Korin si attribuisce un incarico, una missione tipo quella dei cavalieri antichi, la persegue con devozione, viaggia sospeso tra forze di inarrivabile bellezza e dolore figlio dell’orrore, dell’anonimato, della solitudine. Guerra e guerra è anche la storia di una scrittura condivisa dall’autore con i lettori. Durante la stesura, infatti, lo scrittore ungherese ha diramato dei dispacci, invitando i lettori a una sorta di avventura, quel resoconto (per la prima volta) finisce nel romanzo, in questa edizione italiana.

Tutto ciò porta Krasznahorkay molto vicino alla visione letteraria di Roberto Bolaño: il testo è una mappa che conduce agli altri testi, i libri sono destinati a parlarsi tra loro. Insomma conta soltanto la letteratura, quello che succede tra le parole è il definitivo lasciapassare per le cose, che finalmente vanno come devono andare, fatte per delinearsi e scomporsi. Non si tratta di metaletteratura, si tratta di letteratura di altissimo livello, l’unica della quale dovremmo occuparci.

Il manichino era seduto da solo a un tavolo vicino al banco, facendo sembrare che ci fosse veramente qualcuno lì, era un manichino a grandezza naturale, di plastica rosa, svestito, dello stesso tipo di quelli che componevano anche il carico del carrello fuori dalla porta, solo che la pelle rosa di questo qui all’interno appariva più trasparente grazie all’effetto della luce, mentre il suo sguardo dava l’impressione di essere più pensieroso di quello dei manichini esterni.
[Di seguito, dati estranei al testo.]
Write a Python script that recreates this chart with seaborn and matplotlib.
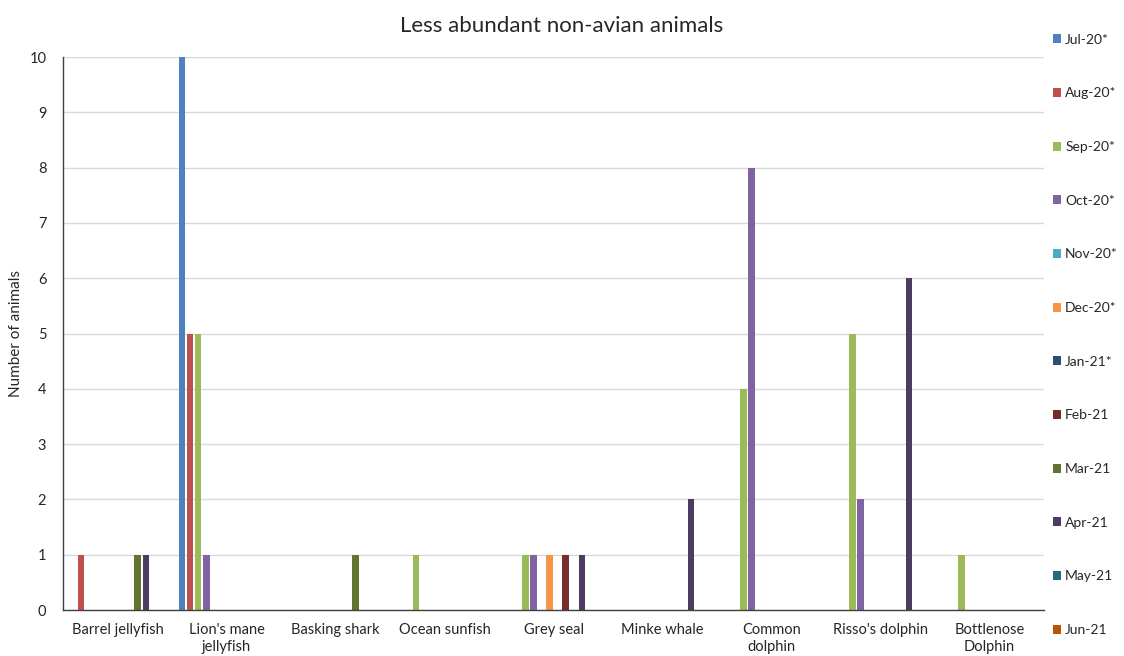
import numpy as np
import pandas as pd

import matplotlib
matplotlib.use("Agg")
import matplotlib.pyplot as plt
import seaborn as sns

sns.set_style("white")
plt.rcParams["font.family"] = ["Lato", "DejaVu Sans"]

animals = [
    "Barrel jellyfish", "Lion's mane\njellyfish", "Basking shark", "Ocean sunfish",
    "Grey seal", "Minke whale", "Common\ndolphin", "Risso's dolphin", "Bottlenose\nDolphin",
]
months = [
    "Jul-20*", "Aug-20*", "Sep-20*", "Oct-20*", "Nov-20*", "Dec-20*",
    "Jan-21*", "Feb-21", "Mar-21", "Apr-21", "May-21", "Jun-21",
]
colors = [
    "#4F81BD", "#C0504D", "#9BBB59", "#8064A2", "#4BACC6", "#F79646",
    "#2C4D75", "#772C2A", "#5F7530", "#4D3B62", "#276A7C", "#B65708",
]

jul20 = [0, 10, 0, 0, 0, 0, 0, 0, 0]
aug20 = [1, 5, 0, 0, 0, 0, 0, 0, 0]
sep20 = [0, 5, 0, 1, 1, 0, 4, 5, 1]
oct20 = [0, 1, 0, 0, 1, 0, 8, 2, 0]
nov20 = [0, 0, 0, 0, 0, 0, 0, 0, 0]
dec20 = [0, 0, 0, 0, 1, 0, 0, 0, 0]
jan21 = [0, 0, 0, 0, 0, 0, 0, 0, 0]
feb21 = [0, 0, 0, 0, 1, 0, 0, 0, 0]
mar21 = [1, 0, 1, 0, 0, 0, 0, 0, 0]
apr21 = [1, 0, 0, 0, 1, 2, 0, 6, 0]
may21 = [0, 0, 0, 0, 0, 0, 0, 0, 0]
jun21 = [0, 0, 0, 0, 0, 0, 0, 0, 0]

series = [jul20, aug20, sep20, oct20, nov20, dec20,
          jan21, feb21, mar21, apr21, may21, jun21]

df = pd.DataFrame(
    [(a, m, v) for m, vals in zip(months, series) for a, v in zip(animals, vals)],
    columns=["animal", "month", "count"],
)

fig = plt.figure(figsize=(11.24, 6.56), dpi=100)
ax = fig.add_axes([0.056, 0.0701, 0.873, 0.843])

sns.barplot(
    data=df, x="animal", y="count", hue="month",
    order=animals, hue_order=months, palette=dict(zip(months, colors)),
    width=0.89, gap=0.2, linewidth=0, saturation=1, ax=ax,
)

ax.set_ylim(0, 10)
ax.set_xlim(-0.5, len(animals) - 0.5)
ax.set_yticks(range(0, 11))
ax.yaxis.grid(True, color="#D9D9D9", linewidth=1)
ax.set_axisbelow(True)
ax.set_xlabel("")
ax.set_ylabel("Number of animals", fontsize=11, labelpad=10)
ax.yaxis.set_label_coords(-0.041, 0.5)
ax.set_title("Less abundant non-avian animals", fontsize=16, pad=18, x=0.508)

for s in ["top", "right"]:
    ax.spines[s].set_visible(False)
for s in ["left", "bottom"]:
    ax.spines[s].set_color("#404040")
    ax.spines[s].set_linewidth(1)

ax.set_xticks(np.arange(-0.5, len(animals)), minor=True)
ax.tick_params(axis="x", which="major", length=0, labelsize=10.5, pad=9)
ax.tick_params(axis="x", which="minor", length=5, color="#404040")
ax.tick_params(axis="y", length=4, color="#404040", labelsize=10.5, pad=8)
ax.tick_params(axis="y", left=False)
for lbl in ax.get_xticklabels():
    lbl.set_linespacing(1.35)

ax.legend(
    loc="upper left", bbox_to_anchor=(1.003, 1.052), frameon=False,
    fontsize=10, labelspacing=3.0, handlelength=0.6, handleheight=0.6,
    handletextpad=0.3, borderaxespad=0,
)

plt.savefig("out.png", dpi=100)
plt.close()
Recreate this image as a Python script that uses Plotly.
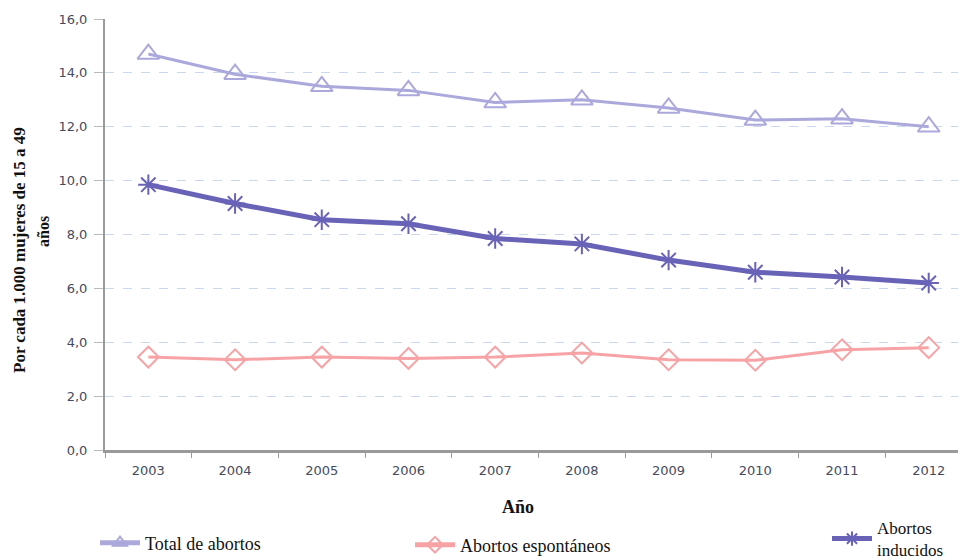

Oltre tutto questo esiste (e resiste) la bellezza della prosa di Krasznahorkay, la sua capacità di avvolgerci dentro frasi lunghissime e senza scampo, di illuminarci con descrizioni piene di poesia, tenaci e improvvise, come pennellate di blu sopra tavole nere, come respiri lunghi dopo l’apnea, come quando spunta il sole sopra i grattacieli di New York e si riflette tra le vetrate e la neve appena caduta, quando quello stesso sole traccia una linea tagliata che brilla sopra le orme lasciate dai vecchi scarponi di chi ha passato il confine ungherese.